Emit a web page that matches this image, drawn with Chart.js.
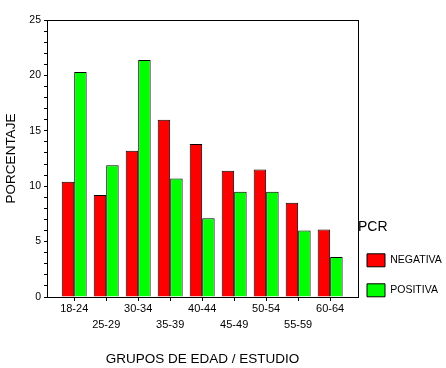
<!DOCTYPE html>
<html>
<head>
<meta charset="utf-8">
<script src="https://cdn.jsdelivr.net/npm/chart.js@4/dist/chart.umd.min.js"></script>
<style>
  html, body { margin: 0; padding: 0; background: #fff; }
  #wrap { width: 446px; height: 368px; }
</style>
</head>
<body>
<div id="wrap"><canvas id="myChart"></canvas></div>
<script>
// grupos de edad (eje x)
const groups = ['18-24', '25-29', '30-34', '35-39', '40-44', '45-49', '50-54', '55-59', '60-64'];
// porcentaje por resultado PCR
const negativa = [10.4, 9.2, 13.2, 16.0, 13.8, 11.4, 11.5, 8.5, 6.1];
const positiva = [20.3, 11.9, 21.4, 10.7, 7.1, 9.5, 9.5, 6.0, 3.6];
const yTicks = [0, 5, 10, 15, 20, 25];

const font = 'Liberation Sans, Arial, sans-serif';

// caja alrededor del area del grafico
const frame = {
  id: 'frame',
  afterDraw(chart) {
    const a = chart.chartArea;
    const ctx = chart.ctx;
    ctx.save();
    ctx.strokeStyle = '#000';
    ctx.lineWidth = 1;
    ctx.strokeRect(Math.round(a.left) + 0.5, Math.round(a.top) + 0.5,
      Math.round(a.right - a.left), Math.round(a.bottom - a.top));
    ctx.restore();
  }
};

const data = {
  datasets: [{
    label: 'NEGATIVA',
    data: negativa.map((v, i) => ({ x: i, y: v })),
    backgroundColor: '#ff0000',
    borderColor: '#000',
    borderWidth: 1
  }, {
    label: 'POSITIVA',
    data: positiva.map((v, i) => ({ x: i, y: v })),
    backgroundColor: '#00ff00',
    borderColor: '#000',
    borderWidth: 1
  }]
};

const config = {
  type: 'bar',
  data: data,
  plugins: [frame],
  options: {
    responsive: true,
    maintainAspectRatio: false,
    animation: false,
    categoryPercentage: 0.78,
    barPercentage: 1,
    layout: { padding: { top: 20, right: 3, left: 0, bottom: 0 } },
    plugins: {
      tooltip: { enabled: false },
      legend: {
        position: 'right',
        align: 'start',
        maxWidth: 85,
        title: {
          display: true,
          text: 'PCR',
          position: 'start',
          color: '#000',
          font: { family: font, size: 14 },
          padding: { top: 200, bottom: 8 }
        },
        labels: {
          color: '#000',
          boxWidth: 18,
          boxHeight: 13,
          padding: 9,
          font: { family: font, size: 10.5, lineHeight: 2 },
          // texto como lista para que la fila use el lineHeight
          generateLabels: chart => Chart.defaults.plugins.legend.labels.generateLabels(chart)
            .map(l => Object.assign(l, { text: [l.text] }))
        }
      }
    },
    scales: {
      x: {
        type: 'linear',
        min: -0.85,
        max: 8.87,
        offset: false,
        afterBuildTicks: s => { s.ticks = s.ticks.filter(t => Number.isInteger(t.value)); },
        afterFit: s => { s.height = 71; },
        grid: { drawOnChartArea: false, offset: false, tickLength: 4, color: '#000' },
        border: { color: '#000' },
        ticks: {
          stepSize: 1,
          includeBounds: false,
          autoSkip: false,
          maxRotation: 0,
          padding: 0,
          color: '#000',
          font: { family: font, size: 11, lineHeight: 1.45 },
          callback: v => (v % 2 === 0 ? groups[v] : ['', groups[v]])
        },
        title: {
          display: true,
          text: 'GRUPOS DE EDAD / ESTUDIO',
          color: '#000',
          font: { family: font, size: 13.5 },
          padding: { top: 14, bottom: 1 }
        }
      },
      y: {
        min: 0,
        max: 25,
        afterFit: s => { s.width = 47; },
        grid: { drawOnChartArea: false, tickLength: 3, color: '#000' },
        border: { color: '#000' },
        ticks: {
          stepSize: 1,
          autoSkip: false,
          padding: 3,
          color: '#000',
          font: { family: font, size: 10.5 },
          callback: v => (yTicks.includes(v) ? v : '')
        },
        title: {
          display: true,
          text: 'PORCENTAJE',
          color: '#000',
          font: { family: font, size: 13.5 },
          padding: { top: 3, bottom: 0 }
        }
      }
    }
  }
};

document.addEventListener('DOMContentLoaded', () => {
  new Chart(document.getElementById('myChart'), config);
});
</script>
</body>
</html>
============================================================
Work to be completed —
Skip every picture and return the lines above from the top through the one that contains "const font = 'Liberation".

Solution for this problem —
Emit a web page that matches this image, drawn with Chart.js.
<!DOCTYPE html>
<html>
<head>
<meta charset="utf-8">
<script src="https://cdn.jsdelivr.net/npm/chart.js@4/dist/chart.umd.min.js"></script>
<style>
  html, body { margin: 0; padding: 0; background: #fff; }
  #wrap { width: 446px; height: 368px; }
</style>
</head>
<body>
<div id="wrap"><canvas id="myChart"></canvas></div>
<script>
// grupos de edad (eje x)
const groups = ['18-24', '25-29', '30-34', '35-39', '40-44', '45-49', '50-54', '55-59', '60-64'];
// porcentaje por resultado PCR
const negativa = [10.4, 9.2, 13.2, 16.0, 13.8, 11.4, 11.5, 8.5, 6.1];
const positiva = [20.3, 11.9, 21.4, 10.7, 7.1, 9.5, 9.5, 6.0, 3.6];
const yTicks = [0, 5, 10, 15, 20, 25];

const font = 'Liberation Sans, Arial, sans-serif';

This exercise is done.